What Types of Injuries Can Form the Basis for a Lawsuit?
Personal injury plaintiffs usually bring lawsuits that turn on a defendant’s negligence. Generally, the plaintiff must prove the following elements of negligence by a preponderance of the evidence: the defendant’s duty, the defendant’s breach of duty, actual and proximate cause, and damages. The elements can vary somewhat based on the situation that gave rise to the negligence. Whether a personal injury case arises out of premises liability, product defects, medical malpractice, or a car accident, the nature and severity of the injuries is what determines the value of the case.
Personal injury lawsuits can arise from many types of injuries, including:
Spinal Cord/Back Injury
Loss of Limb
The Relationship Between Injuries and Damages
In general, a plaintiff’s attorney will present the plaintiff’s testimony, as well as the testimony of a treating doctor or other expert, to discuss the nature and severity of the plaintiff’s injuries. Often, the past and future medical bills associated with the injuries are not the full extent of the damages available to address them.
A plaintiff’s potential recovery is not limited to the medical bills that they have incurred.
For example, when a patient suffers paralysis in a truck accident, he or she may sue the truck driver and the trucking company. At trial, the victim may testify primarily as to pain and suffering and loss of enjoyment of life. However, he or she may also present a treating physician to testify as to the cause of the paralysis, objective findings, and the extent to which this kind of paralysis typically limits patients’ lives. He may need to present expert testimony from a vocational rehabilitation expert to show that he or she will no longer be able to work and will require household services that would not otherwise be needed. The expert will present evidence quantifying these future losses.
To counter the extent of the damages claimed by the plaintiff, the defense attorney will try to minimize the injuries suffered. Generally, the defendant will need to retain one or more experts, including a vocational rehabilitation expert, to respond to the plaintiff’s claim of damages. This expert may testify that the plaintiff can work and that the other expert is wrong, or he or she may testify that the plaintiff cannot work in the same capacity, but is qualified to work in other jobs that pay a similar amount and have job openings. Often, the defense will attack the plaintiff’s credibility not only as to the events that gave rise to the injuries, but also regarding the extent to which the plaintiff is limited by them.

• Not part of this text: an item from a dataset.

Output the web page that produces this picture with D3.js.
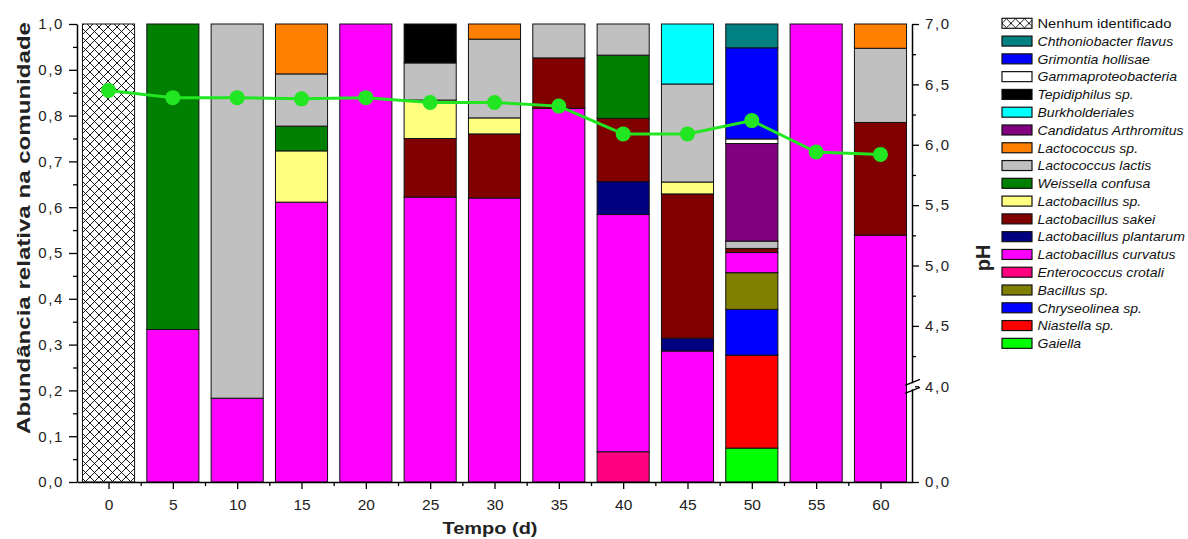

Insurance companies that insure defendants in various types of claims retain investigators to look into suspicious claims of injuries and to conduct surveillance on the plaintiff. In general, as long as the investigation takes place in public places or online in spaces where there is no reasonable expectation of privacy, evidence from these investigations can be used to discredit plaintiffs.
A defendant may use evidence captured from a plaintiff’s public life, including social media, to discredit their claimed injuries.
One common error in judgment made by plaintiffs is to post pictures or status updates on Facebook or other social media. A prudent defendant’s investigator will use any public information to show that a plaintiff is exaggerating his or her injuries. For example, a plaintiff in a motorcycle accident who claims back injuries from a car accident, but posts status updates about extreme sports events and hiking, may expose himself to being discredited at deposition or in front of a jury about the extent of his back injuries.